-- BEGIN DATASET SECTION --
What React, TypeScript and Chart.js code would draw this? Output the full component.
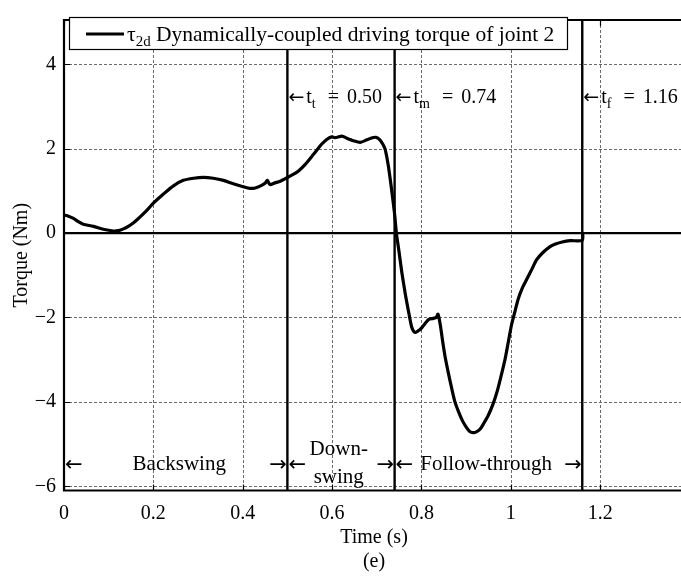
import React, { useEffect, useRef } from 'react';
import { Chart, registerables } from 'chart.js';

Chart.register(...registerables);

// ---- data ----
const timeS = [
  0.0, 0.01, 0.021, 0.032, 0.043, 0.066, 0.088, 0.11, 0.122, 0.133, 0.144, 0.155, 0.166, 0.178, 0.189,
  0.2, 0.222, 0.245, 0.267, 0.29, 0.312, 0.334, 0.357, 0.379, 0.401, 0.416, 0.428, 0.44, 0.45, 0.455,
  0.461, 0.472, 0.484, 0.502, 0.521, 0.54, 0.558, 0.577, 0.588, 0.599, 0.606, 0.612, 0.622, 0.633,
  0.648, 0.663, 0.678, 0.69, 0.698, 0.707, 0.714, 0.719, 0.726, 0.733, 0.74, 0.744, 0.75, 0.756,
  0.764, 0.771, 0.778, 0.783, 0.788, 0.795, 0.801, 0.816, 0.827, 0.833, 0.837, 0.842, 0.848, 0.853,
  0.86, 0.868, 0.875, 0.883, 0.892, 0.901, 0.908, 0.916, 0.923, 0.931, 0.94, 0.95, 0.96, 0.969,
  0.978, 0.987, 0.995, 1.002, 1.01, 1.017, 1.026, 1.036, 1.047, 1.058, 1.072, 1.088, 1.1, 1.115,
  1.133, 1.16, 1.161,
];
const torqueNm = [
  0.43, 0.4, 0.35, 0.27, 0.21, 0.16, 0.09, 0.05, 0.06, 0.1, 0.16, 0.24, 0.34, 0.46, 0.58,
  0.71, 0.92, 1.12, 1.25, 1.3, 1.32, 1.3, 1.25, 1.17, 1.1, 1.06, 1.07, 1.12, 1.18, 1.25,
  1.15, 1.19, 1.23, 1.33, 1.44, 1.63, 1.86, 2.11, 2.22, 2.28, 2.26, 2.27, 2.3, 2.25,
  2.19, 2.15, 2.21, 2.26, 2.27, 2.21, 2.1, 1.98, 1.59, 1.05, 0.45, 0.0, -0.45, -0.92,
  -1.45, -1.85, -2.22, -2.33, -2.35, -2.3, -2.24, -2.05, -2.02, -2.0, -1.92, -2.16, -2.6, -2.93,
  -3.3, -3.69, -4.0, -4.23, -4.45, -4.61, -4.7, -4.73, -4.71, -4.65, -4.5, -4.31, -4.06, -3.77,
  -3.4, -3.0, -2.55, -2.16, -1.83, -1.55, -1.3, -1.09, -0.86, -0.63, -0.46, -0.32, -0.26, -0.21,
  -0.18, -0.17, 0.0,
];

const xTickValues = [0, 0.2, 0.4, 0.6, 0.8, 1, 1.2];
const yTickValues = [-6, -4, -2, 0, 2, 4];
const xRange = [0, 1.381];
const yRange = [-6.1, 5.05];

const phaseTimes = [0.5, 0.74, 1.16];
const phaseSubs = ['t', 'm', 'f'];
const phaseValueLabels = ['0.50', '0.74', '1.16'];
const phaseStarts = [0, 0.5, 0.74];
const phaseEnds = [0.5, 0.74, 1.16];
const phaseNames = [['Backswing'], ['Down-', 'swing'], ['Follow-through']];
const phaseCenters = [0.258, 0.615, 0.945];

const legendSymbol = 'τ';
const legendSub = '2d';
const legendText = ' Dynamically-coupled driving torque of joint 2';
const xTitle = 'Time (s)';
const yTitle = 'Torque (Nm)';
const caption = '(e)';

const FONT = '"Liberation Serif", "DejaVu Serif", serif';
const ARROW_FONT = '"DejaVu Sans", sans-serif';

function fmt(v: number): string {
  return v < 0 ? '\u2212' + String(Math.abs(v)) : String(v);
}

type Run = { t: string; size: number; dy: number; pre?: number };

function drawRuns(ctx: CanvasRenderingContext2D, x: number, y: number, runs: Run[]) {
  let cx = x;
  for (const r of runs) {
    cx += r.pre || 0;
    ctx.font = `${r.size}px ${FONT}`;
    ctx.fillText(r.t, cx, y + r.dy);
    cx += ctx.measureText(r.t).width;
  }
  return cx;
}

const decor = {
  id: 'decor',
  beforeDatasetsDraw(chart: any) {
    const { ctx, chartArea: a, scales } = chart;
    const x = scales.x;
    const y = scales.y;
    ctx.save();
    // dashed grid
    ctx.strokeStyle = '#6a6a6a';
    ctx.lineWidth = 1;
    ctx.setLineDash([3, 2]);
    ctx.beginPath();
    for (const v of xTickValues) {
      if (v === 0) continue;
      const px = Math.round(x.getPixelForValue(v)) + 0.5;
      ctx.moveTo(px, a.top);
      ctx.lineTo(px, a.bottom);
    }
    for (const v of yTickValues) {
      if (v === 0) continue;
      const py = Math.round(y.getPixelForValue(v)) + 0.5;
      ctx.moveTo(a.left, py);
      ctx.lineTo(a.right, py);
    }
    ctx.stroke();
    ctx.setLineDash([]);
    // inward ticks
    ctx.strokeStyle = '#000';
    ctx.lineWidth = 1.2;
    ctx.beginPath();
    for (const v of xTickValues) {
      const px = Math.round(x.getPixelForValue(v)) + 0.5;
      ctx.moveTo(px, a.top);
      ctx.lineTo(px, a.top + 6);
      ctx.moveTo(px, a.bottom);
      ctx.lineTo(px, a.bottom - 6);
    }
    for (const v of yTickValues) {
      const py = Math.round(y.getPixelForValue(v)) + 0.5;
      ctx.moveTo(a.left, py);
      ctx.lineTo(a.left + 6, py);
    }
    ctx.stroke();
    // zero line
    ctx.lineWidth = 2.4;
    const y0 = y.getPixelForValue(0);
    ctx.beginPath();
    ctx.moveTo(a.left, y0);
    ctx.lineTo(a.right, y0);
    ctx.stroke();
    // phase boundary lines
    for (const p of phaseTimes) {
      const px = x.getPixelForValue(p);
      ctx.beginPath();
      ctx.moveTo(px, a.top);
      ctx.lineTo(px, a.bottom);
      ctx.stroke();
    }
    // axes border (left, top, bottom)
    ctx.lineWidth = 2.2;
    ctx.beginPath();
    ctx.moveTo(a.right, a.top);
    ctx.lineTo(a.left, a.top);
    ctx.lineTo(a.left, a.bottom);
    ctx.lineTo(a.right, a.bottom);
    ctx.stroke();
    ctx.restore();
  },
  afterDatasetsDraw(chart: any) {
    const { ctx, chartArea: a, scales } = chart;
    const x = scales.x;
    ctx.save();
    ctx.fillStyle = '#000';
    ctx.textBaseline = 'alphabetic';
    ctx.textAlign = 'left';

    // legend box
    const bl = 69, bt = 17, br = 568, bb = 50;
    ctx.fillStyle = '#fff';
    ctx.fillRect(bl, bt, br - bl, bb - bt);
    ctx.strokeStyle = '#000';
    ctx.lineWidth = 1.2;
    ctx.strokeRect(bl + 0.5, bt + 0.5, br - bl - 1, bb - bt - 1);
    ctx.lineWidth = 3.2;
    ctx.beginPath();
    ctx.moveTo(86, 34);
    ctx.lineTo(124, 34);
    ctx.stroke();
    ctx.fillStyle = '#000';
    drawRuns(ctx, 127, 41, [
      { t: legendSymbol, size: 21.5, dy: 0 },
      { t: legendSub, size: 15, dy: 5 },
      { t: legendText, size: 21.5, dy: 0 },
    ]);

    // top annotations
    phaseTimes.forEach((p, i) => {
      const px = x.getPixelForValue(p);
      ctx.textAlign = 'left';
      ctx.font = `19px ${ARROW_FONT}`;
      ctx.fillText('\u2190', px + 1, 103);
      const aw = ctx.measureText('\u2190').width;
      drawRuns(ctx, px + 1 + aw + 2, 103, [
        { t: 't', size: 20, dy: 0 },
        { t: phaseSubs[i], size: 14, dy: 5 },
        { t: '=', size: 20, dy: 0, pre: 12 },
        { t: phaseValueLabels[i], size: 20, dy: 0, pre: 8 },
      ]);
    });

    // bottom phase annotations
    phaseStarts.forEach((s, i) => {
      const ps = x.getPixelForValue(s);
      const pe = x.getPixelForValue(phaseEnds[i]);
      ctx.font = `21px ${ARROW_FONT}`;
      ctx.textAlign = 'left';
      ctx.fillText('\u2190', ps + 1, 471);
      ctx.textAlign = 'right';
      ctx.fillText('\u2192', pe - 0.5, 471);
      ctx.font = `21px ${FONT}`;
      ctx.textAlign = 'center';
      const cx = x.getPixelForValue(phaseCenters[i]);
      const lines = phaseNames[i];
      if (lines.length === 1) {
        ctx.fillText(lines[0], cx, 470);
      } else {
        ctx.fillText(lines[0], cx, 455);
        ctx.fillText(lines[1], cx, 483);
      }
    });

    // axis titles and caption
    ctx.textAlign = 'center';
    ctx.textBaseline = 'middle';
    ctx.font = `20px ${FONT}`;
    ctx.fillText(xTitle, 374, 538);
    ctx.fillText(caption, 374, 562);
    ctx.save();
    ctx.translate(22, (a.top + a.bottom) / 2);
    ctx.rotate(-Math.PI / 2);
    ctx.fillText(yTitle, 0, 0);
    ctx.restore();
    ctx.restore();
  },
};

export default function App() {
  const ref = useRef<HTMLCanvasElement | null>(null);
  useEffect(() => {
    document.body.style.margin = '0';
    const canvas = ref.current;
    if (!canvas) return;
    const points = timeS.map((t, i) => ({ x: t, y: torqueNm[i] }));
    const chart = new Chart(canvas, {
      type: 'line',
      data: {
        datasets: [
          {
            data: points,
            borderColor: '#000',
            borderWidth: 3.2,
            pointRadius: 0,
            tension: 0.25,
            fill: false,
            borderJoinStyle: 'round',
            borderCapStyle: 'round',
          },
        ],
      },
      options: {
        animation: false,
        responsive: false,
        devicePixelRatio: 1,
        events: [],
        layout: { padding: { top: 6, left: 0, right: 0, bottom: 0 } },
        plugins: { legend: { display: false }, tooltip: { enabled: false } },
        scales: {
          x: {
            type: 'linear',
            min: xRange[0],
            max: xRange[1],
            grid: { display: false, drawTicks: false },
            border: { display: false },
            afterBuildTicks: (s: any) => {
              s.ticks = xTickValues.map((v) => ({ value: v }));
            },
            afterFit: (s: any) => {
              s.height = 88.5;
            },
            ticks: {
              color: '#000',
              font: { family: FONT, size: 20 },
              padding: 11,
              maxRotation: 0,
              autoSkip: false,
              callback: (v: any) => fmt(Number(v)),
            },
          },
          y: {
            type: 'linear',
            min: yRange[0],
            max: yRange[1],
            grid: { display: false, drawTicks: false },
            border: { display: false },
            afterBuildTicks: (s: any) => {
              s.ticks = yTickValues.map((v) => ({ value: v }));
            },
            afterFit: (s: any) => {
              s.width = 64;
            },
            ticks: {
              color: '#000',
              font: { family: FONT, size: 20 },
              padding: 8,
              autoSkip: false,
              callback: (v: any) => fmt(Number(v)),
            },
          },
        },
      },
      plugins: [decor],
    } as any);
    return () => chart.destroy();
  }, []);
  return (
    <div style={{ position: 'absolute', left: 0, top: 0, width: 681, height: 579, background: '#fff' }}>
      <canvas ref={ref} width={681} height={579} style={{ display: 'block' }} />
    </div>
  );
}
-- END DATASET SECTION --
## WORK REQUIRED:
Only lines belong in the copy: transcribe those from the start of the data through the line that contains "Chart.register(...registerables);", and skip the pictures.

## OUTPUT FOR THIS EXERCISE:
What React, TypeScript and Chart.js code would draw this? Output the full component.
import React, { useEffect, useRef } from 'react';
import { Chart, registerables } from 'chart.js';

Chart.register(...registerables);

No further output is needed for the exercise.